Well hello everyone, Went to the party with my W and girls. We all went together in the same car. I drove to her house and we went in her car. I had fun. None of her relatives were anything but nice and supportive to me. I had very little interaction with my W while there and talked mostly to the kids on the trip and my w was usually part of the conversation. No incidents, she said nothing that really upset me.

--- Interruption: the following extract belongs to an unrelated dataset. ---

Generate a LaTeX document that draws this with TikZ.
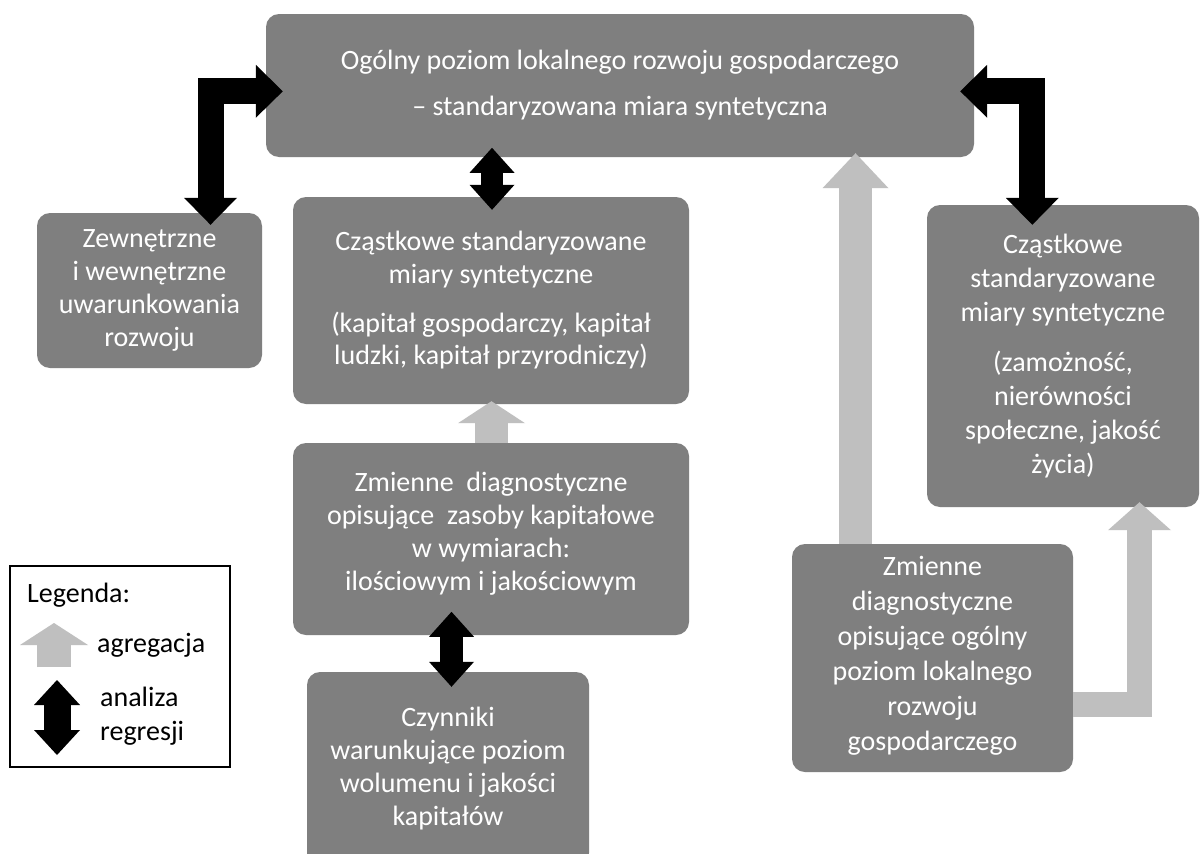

We even stopped on the way back to buy some things for her house and the girls. My W did tell me that she STILL isn't sleeping. She wakes every night at about 3:30 AM and gets up for work at 5:45 (even though she doesn't need to be there for hours). Part of her reason for leaving was her anxiety and inability to sleep which she blamed on me. It seems that she is already not getting the benefits she thought she would by leaving. Of course that doesn't make her think one bit that she made a mistake. She is having way too much fun playing "teenager with first apartment and daddy loves me this time". None of her relatives understand what she is doing or why. That means nothing to her as she doesn't care what anyone thinks but her father.
All in all it was a good day. Didn't lose my cool at all, not once. My W tells me when I ask when I can expect to have my D's come back to my place that she wants to bring them tomorrow and that way she can pick up more "stuff" and can bring them with her. She also said we need to find a "half way point" between my house and hers for pick up and drop off. She is VERY business like when talking to me. Never talks about anything really just small talk and logistics of the kids. Hardly looks me in the eye.
Nothing bad happened. Good thing was I felt very good that everyone there at one point or another told me that they still consider me part of the family and love me. Got nothing good from W but didn't expect anything so that was neither good nor bad.
One thing is certain. She has absolutely zero 2nd thoughts about her decision to leave and I didn't expect her too. I find it funny that she had expected to go off her meds the day she moved out and she still can't sleep through the night because she's still anxious. Next she will find (as soon as the fun of getting her new place together and her dad paying attention to her) I expect the depression will rear it's head as well. Not my problem anymore except as it concerns my kids and her ability to take proper care of them. We will see how that sitch progresses down the road.
I feel pretty good. Still have many things hanging over my head but it's nice to know I can be around my W and not be at all effected by it. At least for now.